MIT method tackles AI overconfidence problem
Standard AI training methods encourage unwarranted certainty, prompting new techniques to improve calibration and decision-making transparency.
Researchers at MIT’s Computer Science and Artificial Intelligence Laboratory (CSAIL) have developed a new training approach designed to address a persistent issue in AI systems: excessive confidence in uncertain answers.
The study identifies overconfidence as a by-product of standard reinforcement learning methods, which reward correct outputs without accounting for how those answers are reached.

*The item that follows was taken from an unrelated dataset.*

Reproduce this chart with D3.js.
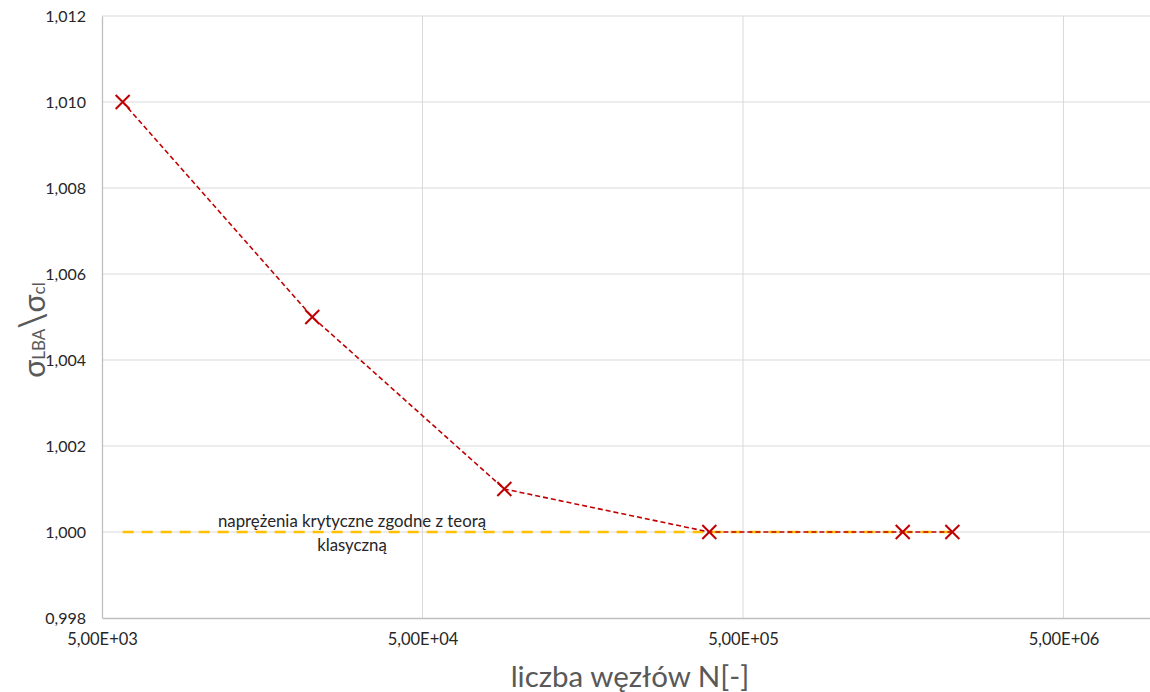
<!DOCTYPE html>
<html>
<head>
<meta charset="utf-8">
<script src="https://cdn.jsdelivr.net/npm/d3@7"></script>
<style>
  body { margin: 0; background: #fff; }
  text { font-family: Lato, "Open Sans", sans-serif; }
</style>
</head>
<body>
<div id="chart"></div>
<script>
// nodes count vs. sigma_LBA / sigma_cl
const nodes = [5800, 22650, 90000, 392500, 1575000, 2250000];
const ratio = [1.010, 1.005, 1.001, 1.000, 1.000, 1.000];
const classicX = [5800, 2250000];
const classicY = [1.000, 1.000];
const xTicks = [5e3, 5e4, 5e5, 5e6];
const yTicks = [0.998, 1.000, 1.002, 1.004, 1.006, 1.008, 1.010, 1.012];
const noteLines = ['naprężenia krytyczne zgodne z teorą', 'klasyczną'];

const width = 1150;
const height = 692;
const margin = { left: 102, top: 16, right: 0, bottom: 74 };

const svg = d3.select('#chart')
  .append('svg')
  .attr('width', width)
  .attr('height', height);

const decadePx = 320.5;
const plotW = width - margin.left - margin.right;

const x = d3.scaleLog()
  .domain([5000, 5000 * Math.pow(10, plotW / decadePx)])
  .range([margin.left, width - margin.right]);

const y = d3.scaleLinear()
  .domain([0.998, 1.012])
  .range([height - margin.bottom, margin.top]);

const fmtY = (v) => v.toFixed(3).replace('.', ',');
const fmtX = (v) => {
  const e = Math.floor(Math.log10(v));
  const m = v / Math.pow(10, e);
  return m.toFixed(2).replace('.', ',') + 'E+' + String(e).padStart(2, '0');
};

// gridlines
svg.append('g')
  .selectAll('line')
  .data(yTicks.slice(1))
  .enter()
    .append('line')
    .attr('x1', margin.left)
    .attr('x2', width - margin.right)
    .attr('y1', (d) => y(d))
    .attr('y2', (d) => y(d))
    .attr('stroke', '#d9d9d9')
    .attr('stroke-width', 1);

svg.append('g')
  .selectAll('line')
  .data(xTicks.slice(1))
  .enter()
    .append('line')
    .attr('x1', (d) => x(d))
    .attr('x2', (d) => x(d))
    .attr('y1', margin.top)
    .attr('y2', height - margin.bottom)
    .attr('stroke', '#d9d9d9')
    .attr('stroke-width', 1);

// axes
const xAxis = d3.axisBottom(x)
  .tickValues(xTicks)
  .tickFormat(fmtX)
  .tickSize(0)
  .tickPadding(15);
const yAxis = d3.axisLeft(y)
  .tickValues(yTicks)
  .tickFormat(fmtY)
  .tickSize(0)
  .tickPadding(16);

const gx = svg.append('g')
  .attr('transform', `translate(0,${height - margin.bottom})`)
  .call(xAxis);
gx.select('.domain').attr('stroke', '#bfbfbf').attr('stroke-width', 1.3);
gx.selectAll('text')
  .attr('font-size', 16.5)
  .attr('fill', '#262626')
  .attr('font-family', 'Lato, sans-serif');

const gy = svg.append('g')
  .attr('transform', `translate(${margin.left},0)`)
  .call(yAxis);
gy.select('.domain').attr('stroke', '#bfbfbf').attr('stroke-width', 1.3);
gy.selectAll('text')
  .attr('font-size', 16)
  .attr('fill', '#262626')
  .attr('font-family', 'Lato, sans-serif');

// classical theory line
const line = d3.line()
  .x((d) => x(d[0]))
  .y((d) => y(d[1]));

svg.append('path')
  .attr('d', line(classicX.map((v, i) => [v, classicY[i]])))
  .attr('fill', 'none')
  .attr('stroke', '#ffc000')
  .attr('stroke-width', 2.5)
  .attr('stroke-dasharray', '11,8');

// series
svg.append('path')
  .attr('d', line(nodes.map((v, i) => [v, ratio[i]])))
  .attr('fill', 'none')
  .attr('stroke', '#c00000')
  .attr('stroke-width', 1.6)
  .attr('stroke-dasharray', '5,3');

const mk = 7;
svg.append('g')
  .selectAll('path')
  .data(nodes.map((v, i) => [v, ratio[i]]))
  .enter()
    .append('path')
    .attr('d', (d) => {
      const cx = x(d[0]), cy = y(d[1]);
      return `M${cx - mk},${cy - mk}L${cx + mk},${cy + mk}M${cx - mk},${cy + mk}L${cx + mk},${cy - mk}`;
    })
    .attr('stroke', '#c00000')
    .attr('stroke-width', 2)
    .attr('fill', 'none');

// note
svg.append('g')
  .selectAll('text')
  .data(noteLines)
  .enter()
    .append('text')
    .attr('x', 352)
    .attr('y', (d, i) => 527 + i * 24)
    .attr('text-anchor', 'middle')
    .attr('font-size', 16.8)
    .attr('fill', '#262626')
    .text((d) => d);

// axis titles
svg.append('text')
  .attr('x', (margin.left + width - margin.right) / 2 + 4)
  .attr('y', 687)
  .attr('text-anchor', 'middle')
  .attr('font-size', 29.5)
  .attr('fill', '#595959')
  .text('liczba węzłów N[-]');

const yt = svg.append('text')
  .attr('text-anchor', 'middle')
  .attr('transform', `translate(45,${330}) rotate(-90)`)
  .attr('font-size', 30)
  .attr('fill', '#595959');
yt.append('tspan').text('σ');
yt.append('tspan').attr('font-size', 17).text('LBA');
yt.append('tspan').attr('font-size', 36).text('\\');
yt.append('tspan').text('σ');
yt.append('tspan').attr('font-size', 17).text('cl');
</script>
</body>
</html>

The proposed method, known as RLCR (Reinforcement Learning with Calibration Rewards), enables models to generate both answers and associated confidence estimates.
By introducing a calibration-based reward mechanism, the system penalises incorrect high-confidence responses and unnecessary uncertainty in correct ones. Across multiple benchmarks, the approach reduced calibration error by up to 90 percent while maintaining or improving accuracy.
Findings suggest that conventional reinforcement learning frameworks unintentionally encourage models to guess confidently, even in the absence of sufficient evidence.
Researchers argue that this behaviour poses risks in applied settings, particularly in sectors such as healthcare, law, and finance, where users may rely heavily on perceived certainty in AI outputs.
Results also indicate that improved confidence calibration enhances practical performance during inference. Selecting answers based on model-reported confidence improves accuracy, suggesting uncertainty-aware reasoning can deliver measurable benefits in deployment.
Why does it matter?
Improving how AI systems express uncertainty directly affects their reliability in real-world use. Models that distinguish between strong and weak answers reduce the risk of users over-relying on incorrect outputs presented with undue confidence.
Better-calibrated systems also enable more informed decision-making, as confidence signals can be used to filter, rank or combine responses. Overall, uncertainty-aware reasoning strengthens trust, safety and practical performance as AI becomes more widely integrated into critical decision processes.